WHAT YOU ARE ASKED TO DO. Output the material exactly, but drop every image it holds.

* * * *

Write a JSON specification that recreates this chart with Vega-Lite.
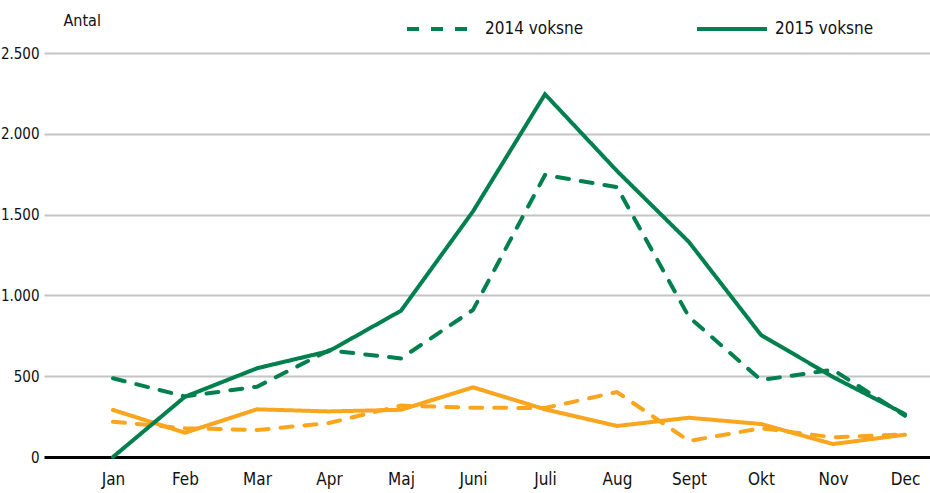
{
  "$schema": "https://vega.github.io/schema/vega-lite/v6.json",
  "width": 886,
  "height": 404,
  "autosize": "none",
  "padding": {"left": 44, "top": 53, "right": 0, "bottom": 36},
  "config": {
    "view": {"stroke": null},
    "font": "DejaVu Sans Condensed"
  },
  "data": {
    "values": [
      {"nr": 1, "maaned": "Jan", "serie": "2014 børn", "antal": 218},
      {"nr": 2, "maaned": "Feb", "serie": "2014 børn", "antal": 178},
      {"nr": 3, "maaned": "Mar", "serie": "2014 børn", "antal": 167},
      {"nr": 4, "maaned": "Apr", "serie": "2014 børn", "antal": 210},
      {"nr": 5, "maaned": "Maj", "serie": "2014 børn", "antal": 318},
      {"nr": 6, "maaned": "Juni", "serie": "2014 børn", "antal": 305},
      {"nr": 7, "maaned": "Juli", "serie": "2014 børn", "antal": 303},
      {"nr": 8, "maaned": "Aug", "serie": "2014 børn", "antal": 402},
      {"nr": 9, "maaned": "Sept", "serie": "2014 børn", "antal": 99},
      {"nr": 10, "maaned": "Okt", "serie": "2014 børn", "antal": 178},
      {"nr": 11, "maaned": "Nov", "serie": "2014 børn", "antal": 122},
      {"nr": 12, "maaned": "Dec", "serie": "2014 børn", "antal": 140},
      {"nr": 1, "maaned": "Jan", "serie": "2015 børn", "antal": 291},
      {"nr": 2, "maaned": "Feb", "serie": "2015 børn", "antal": 150},
      {"nr": 3, "maaned": "Mar", "serie": "2015 børn", "antal": 295},
      {"nr": 4, "maaned": "Apr", "serie": "2015 børn", "antal": 282},
      {"nr": 5, "maaned": "Maj", "serie": "2015 børn", "antal": 292},
      {"nr": 6, "maaned": "Juni", "serie": "2015 børn", "antal": 431},
      {"nr": 7, "maaned": "Juli", "serie": "2015 børn", "antal": 295},
      {"nr": 8, "maaned": "Aug", "serie": "2015 børn", "antal": 192},
      {"nr": 9, "maaned": "Sept", "serie": "2015 børn", "antal": 243},
      {"nr": 10, "maaned": "Okt", "serie": "2015 børn", "antal": 204},
      {"nr": 11, "maaned": "Nov", "serie": "2015 børn", "antal": 80},
      {"nr": 12, "maaned": "Dec", "serie": "2015 børn", "antal": 138},
      {"nr": 1, "maaned": "Jan", "serie": "2014 voksne", "antal": 487},
      {"nr": 2, "maaned": "Feb", "serie": "2014 voksne", "antal": 375},
      {"nr": 3, "maaned": "Mar", "serie": "2014 voksne", "antal": 435},
      {"nr": 4, "maaned": "Apr", "serie": "2014 voksne", "antal": 660},
      {"nr": 5, "maaned": "Maj", "serie": "2014 voksne", "antal": 610},
      {"nr": 6, "maaned": "Juni", "serie": "2014 voksne", "antal": 910},
      {"nr": 7, "maaned": "Juli", "serie": "2014 voksne", "antal": 1745},
      {"nr": 8, "maaned": "Aug", "serie": "2014 voksne", "antal": 1670},
      {"nr": 9, "maaned": "Sept", "serie": "2014 voksne", "antal": 866},
      {"nr": 10, "maaned": "Okt", "serie": "2014 voksne", "antal": 476},
      {"nr": 11, "maaned": "Nov", "serie": "2014 voksne", "antal": 540},
      {"nr": 12, "maaned": "Dec", "serie": "2014 voksne", "antal": 255},
      {"nr": 1, "maaned": "Jan", "serie": "2015 voksne", "antal": 0},
      {"nr": 2, "maaned": "Feb", "serie": "2015 voksne", "antal": 373},
      {"nr": 3, "maaned": "Mar", "serie": "2015 voksne", "antal": 549},
      {"nr": 4, "maaned": "Apr", "serie": "2015 voksne", "antal": 655},
      {"nr": 5, "maaned": "Maj", "serie": "2015 voksne", "antal": 905},
      {"nr": 6, "maaned": "Juni", "serie": "2015 voksne", "antal": 1520},
      {"nr": 7, "maaned": "Juli", "serie": "2015 voksne", "antal": 2245},
      {"nr": 8, "maaned": "Aug", "serie": "2015 voksne", "antal": 1770},
      {"nr": 9, "maaned": "Sept", "serie": "2015 voksne", "antal": 1330},
      {"nr": 10, "maaned": "Okt", "serie": "2015 voksne", "antal": 755},
      {"nr": 11, "maaned": "Nov", "serie": "2015 voksne", "antal": 495},
      {"nr": 12, "maaned": "Dec", "serie": "2015 voksne", "antal": 265}
    ]
  },
  "mark": {"type": "line", "strokeWidth": 4, "strokeCap": "round", "strokeJoin": "miter"},
  "encoding": {
    "x": {
      "field": "nr",
      "type": "quantitative",
      "scale": {"domain": [0.042, 12.347], "nice": false, "zero": false},
      "axis": {
        "title": null,
        "values": [1, 2, 3, 4, 5, 6, 7, 8, 9, 10, 11, 12],
        "labelExpr": "['Jan','Feb','Mar','Apr','Maj','Juni','Juli','Aug','Sept','Okt','Nov','Dec'][datum.value - 1]",
        "grid": false,
        "domain": false,
        "ticks": false,
        "labelAngle": 0,
        "labelFontSize": 17,
        "labelColor": "#111111",
        "labelPadding": 14,
        "labelFlush": false,
        "labelOverlap": false
      }
    },
    "y": {
      "field": "antal",
      "type": "quantitative",
      "scale": {"domain": [0, 2500], "nice": false},
      "axis": {
        "values": [0, 500, 1000, 1500, 2000, 2500],
        "title": "Antal",
        "titleAngle": 0,
        "titleAlign": "left",
        "titleBaseline": "middle",
        "titleX": 19,
        "titleY": -33,
        "titleFontSize": 16,
        "titleFontWeight": "normal",
        "titleColor": "#111111",
        "domain": false,
        "ticks": false,
        "labelFontSize": 15,
        "labelColor": "#111111",
        "labelPadding": 5,
        "labelExpr": "replace(format(datum.value, ',d'), ',', '.')",
        "grid": true,
        "gridColor": {"condition": {"test": "datum.value === 0", "value": "#000000"}, "value": "#c4c4c4"},
        "gridWidth": {"condition": {"test": "datum.value === 0", "value": 3}, "value": 2},
        "gridOpacity": 1
      }
    },
    "color": {
      "field": "serie",
      "type": "nominal",
      "scale": {
        "domain": ["2014 voksne", "2015 voksne", "2014 børn", "2015 børn"],
        "range": ["#007f4f", "#007f4f", "#f9a61e", "#f9a61e"]
      },
      "legend": {
        "title": null,
        "orient": "none",
        "direction": "horizontal",
        "legendX": 361,
        "legendY": -61,
        "values": ["2014 voksne", "2015 voksne"],
        "symbolType": "stroke",
        "symbolSize": 4900,
        "symbolStrokeWidth": 4,
        "labelFontSize": 17,
        "labelColor": "#111111",
        "labelOffset": 6,
        "columnPadding": 105
      }
    },
    "strokeDash": {
      "field": "serie",
      "type": "nominal",
      "scale": {
        "domain": ["2014 voksne", "2015 voksne", "2014 børn", "2015 børn"],
        "range": [[12, 12], [1, 0], [12, 12], [1, 0]]
      },
      "legend": {
        "title": null,
        "orient": "none",
        "direction": "horizontal",
        "legendX": 361,
        "legendY": -61,
        "values": ["2014 voksne", "2015 voksne"],
        "symbolType": "stroke",
        "symbolSize": 4900,
        "symbolStrokeWidth": 4,
        "labelFontSize": 17,
        "labelColor": "#111111",
        "labelOffset": 6,
        "columnPadding": 105
      }
    }
  }
}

* * * *

CORRECT RESPONSE.
Write a JSON specification that recreates this chart with Vega-Lite.
{
  "$schema": "https://vega.github.io/schema/vega-lite/v6.json",
  "width": 886,
  "height": 404,
  "autosize": "none",
  "padding": {"left": 44, "top": 53, "right": 0, "bottom": 36},
  "config": {
    "view": {"stroke": null},
    "font": "DejaVu Sans Condensed"
  },
  "data": {
    "values": [
      {"nr": 1, "maaned": "Jan", "serie": "2014 børn", "antal": 218},
      {"nr": 2, "maaned": "Feb", "serie": "2014 børn", "antal": 178},
      {"nr": 3, "maaned": "Mar", "serie": "2014 børn", "antal": 167},
      {"nr": 4, "maaned": "Apr", "serie": "2014 børn", "antal": 210},
      {"nr": 5, "maaned": "Maj", "serie": "2014 børn", "antal": 318},
      {"nr": 6, "maaned": "Juni", "serie": "2014 børn", "antal": 305},
      {"nr": 7, "maaned": "Juli", "serie": "2014 børn", "antal": 303},
      {"nr": 8, "maaned": "Aug", "serie": "2014 børn", "antal": 402},
      {"nr": 9, "maaned": "Sept", "serie": "2014 børn", "antal": 99},
      {"nr": 10, "maaned": "Okt", "serie": "2014 børn", "antal": 178},
      {"nr": 11, "maaned": "Nov", "serie": "2014 børn", "antal": 122},
      {"nr": 12, "maaned": "Dec", "serie": "2014 børn", "antal": 140},
      {"nr": 1, "maaned": "Jan", "serie": "2015 børn", "antal": 291},
      {"nr": 2, "maaned": "Feb", "serie": "2015 børn", "antal": 150},
      {"nr": 3, "maaned": "Mar", "serie": "2015 børn", "antal": 295},
      {"nr": 4, "maaned": "Apr", "serie": "2015 børn", "antal": 282},
      {"nr": 5, "maaned": "Maj", "serie": "2015 børn", "antal": 292},
      {"nr": 6, "maaned": "Juni", "serie": "2015 børn", "antal": 431},
      {"nr": 7, "maaned": "Juli", "serie": "2015 børn", "antal": 295},
      {"nr": 8, "maaned": "Aug", "serie": "2015 børn", "antal": 192},
      {"nr": 9, "maaned": "Sept", "serie": "2015 børn", "antal": 243},
      {"nr": 10, "maaned": "Okt", "serie": "2015 børn", "antal": 204},
      {"nr": 11, "maaned": "Nov", "serie": "2015 børn", "antal": 80},
      {"nr": 12, "maaned": "Dec", "serie": "2015 børn", "antal": 138},
      {"nr": 1, "maaned": "Jan", "serie": "2014 voksne", "antal": 487},
      {"nr": 2, "maaned": "Feb", "serie": "2014 voksne", "antal": 375},
      {"nr": 3, "maaned": "Mar", "serie": "2014 voksne", "antal": 435},
      {"nr": 4, "maaned": "Apr", "serie": "2014 voksne", "antal": 660},
      {"nr": 5, "maaned": "Maj", "serie": "2014 voksne", "antal": 610},
      {"nr": 6, "maaned": "Juni", "serie": "2014 voksne", "antal": 910},
      {"nr": 7, "maaned": "Juli", "serie": "2014 voksne", "antal": 1745},
      {"nr": 8, "maaned": "Aug", "serie": "2014 voksne", "antal": 1670},
      {"nr": 9, "maaned": "Sept", "serie": "2014 voksne", "antal": 866},
      {"nr": 10, "maaned": "Okt", "serie": "2014 voksne", "antal": 476},
      {"nr": 11, "maaned": "Nov", "serie": "2014 voksne", "antal": 540},
      {"nr": 12, "maaned": "Dec", "serie": "2014 voksne", "antal": 255},
      {"nr": 1, "maaned": "Jan", "serie": "2015 voksne", "antal": 0},
      {"nr": 2, "maaned": "Feb", "serie": "2015 voksne", "antal": 373},
      {"nr": 3, "maaned": "Mar", "serie": "2015 voksne", "antal": 549},
      {"nr": 4, "maaned": "Apr", "serie": "2015 voksne", "antal": 655},
      {"nr": 5, "maaned": "Maj", "serie": "2015 voksne", "antal": 905},
      {"nr": 6, "maaned": "Juni", "serie": "2015 voksne", "antal": 1520},
      {"nr": 7, "maaned": "Juli", "serie": "2015 voksne", "antal": 2245},
      {"nr": 8, "maaned": "Aug", "serie": "2015 voksne", "antal": 1770},
      {"nr": 9, "maaned": "Sept", "serie": "2015 voksne", "antal": 1330},
      {"nr": 10, "maaned": "Okt", "serie": "2015 voksne", "antal": 755},
      {"nr": 11, "maaned": "Nov", "serie": "2015 voksne", "antal": 495},
      {"nr": 12, "maaned": "Dec", "serie": "2015 voksne", "antal": 265}
    ]
  },
  "mark": {"type": "line", "strokeWidth": 4, "strokeCap": "round", "strokeJoin": "miter"},
  "encoding": {
    "x": {
      "field": "nr",
      "type": "quantitative",
      "scale": {"domain": [0.042, 12.347], "nice": false, "zero": false},
      "axis": {
        "title": null,
        "values": [1, 2, 3, 4, 5, 6, 7, 8, 9, 10, 11, 12],
        "labelExpr": "['Jan','Feb','Mar','Apr','Maj','Juni','Juli','Aug','Sept','Okt','Nov','Dec'][datum.value - 1]",
        "grid": false,
        "domain": false,
        "ticks": false,
        "labelAngle": 0,
        "labelFontSize": 17,
        "labelColor": "#111111",
        "labelPadding": 14,
        "labelFlush": false,
        "labelOverlap": false
      }
    },
    "y": {
      "field": "antal",
      "type": "quantitative",
      "scale": {"domain": [0, 2500], "nice": false},
      "axis": {
        "values": [0, 500, 1000, 1500, 2000, 2500],
        "title": "Antal",
        "titleAngle": 0,
        "titleAlign": "left",
        "titleBaseline": "middle",
        "titleX": 19,
        "titleY": -33,
        "titleFontSize": 16,
        "titleFontWeight": "normal",
        "titleColor": "#111111",
        "domain": false,
        "ticks": false,
        "labelFontSize": 15,
        "labelColor": "#111111",
        "labelPadding": 5,
        "labelExpr": "replace(format(datum.value, ',d'), ',', '.')",
        "grid": true,
        "gridColor": {"condition": {"test": "datum.value === 0", "value": "#000000"}, "value": "#c4c4c4"},
        "gridWidth": {"condition": {"test": "datum.value === 0", "value": 3}, "value": 2},
        "gridOpacity": 1
      }
    },
    "color": {
      "field": "serie",
      "type": "nominal",
      "scale": {
        "domain": ["2014 voksne", "2015 voksne", "2014 børn", "2015 børn"],
        "range": ["#007f4f", "#007f4f", "#f9a61e", "#f9a61e"]
      },
      "legend": {
        "title": null,
        "orient": "none",
        "direction": "horizontal",
        "legendX": 361,
        "legendY": -61,
        "values": ["2014 voksne", "2015 voksne"],
        "symbolType": "stroke",
        "symbolSize": 4900,
        "symbolStrokeWidth": 4,
        "labelFontSize": 17,
        "labelColor": "#111111",
        "labelOffset": 6,
        "columnPadding": 105
      }
    },
    "strokeDash": {
      "field": "serie",
      "type": "nominal",
      "scale": {
        "domain": ["2014 voksne", "2015 voksne", "2014 børn", "2015 børn"],
        "range": [[12, 12], [1, 0], [12, 12], [1, 0]]
      },
      "legend": {
        "title": null,
        "orient": "none",
        "direction": "horizontal",
        "legendX": 361,
        "legendY": -61,
        "values": ["2014 voksne", "2015 voksne"],
        "symbolType": "stroke",
        "symbolSize": 4900,
        "symbolStrokeWidth": 4,
        "labelFontSize": 17,
        "labelColor": "#111111",
        "labelOffset": 6,
        "columnPadding": 105
      }
    }
  }
}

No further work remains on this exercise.